Throughout history, migration, colonialism and slave trades have led to the erosion of strict national and cultural borders and the development of new identities. Hearing Trump’s ideas about ‘making America great again’ makes it all the more troubling because it’s a country that was created and built in not-great ways, with the destruction of Native American homes and on the backs of African slaves.

Imperialist, colonial regimes over the past few centuries have warped national borders and relentlessly destroyed stable concepts of home. Many people of colour have been forcibly dispersed for these reasons, tasked with carving out new homely spaces for themselves in foreign locations. Others flee for better lives, for better chances, to travel the world they’re in. Either way, throughout history we have seen the borders of nation and culture, of home, being continually eroded, negotiated and moved.

Immigrants and people of colour are often told to go back home. But where are they meant to go when their lives, work and homes are in their respective, so-called new, countries and have been for countless years? Who gets to dictate what is home for another person? Are we to turn back the clock and go back to a time when everyone stuck to their rigid home nations? Because that’s not something that’s possible. People have been crossing borders since the world began – homes being created and homes being destroyed.

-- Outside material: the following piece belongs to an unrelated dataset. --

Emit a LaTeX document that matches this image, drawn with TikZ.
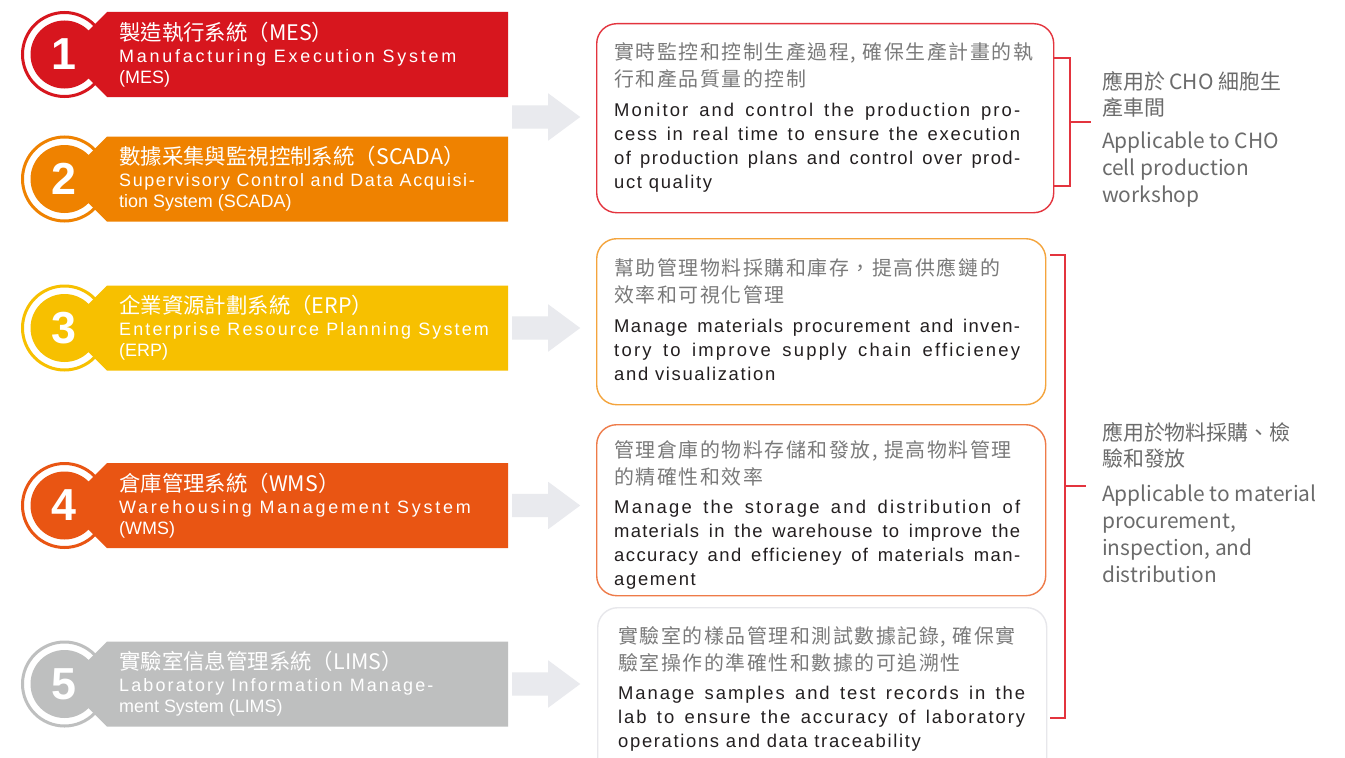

However, the rise of far-right movements in the Western world would like us to believe that immigrants and people of colour need to go back to an imaginary home, because their understandings of home are clouded by hate and nationalist ideals. Media-fuelled fear-mongering would like to have people believe foreigners pose a threat when they too are just trying to be at home and live normal lives.

It’s a hard thing to do, to build a home for yourself in places where you’re repeatedly told you’re not welcome. Forging homes among the tumultuous divisions of us and them, ours and theirs, home and foreign, has become normal for immigrants and people of colour. Our mere existences often become politicised when we too are just searching for our homes in a world that makes it increasingly hard.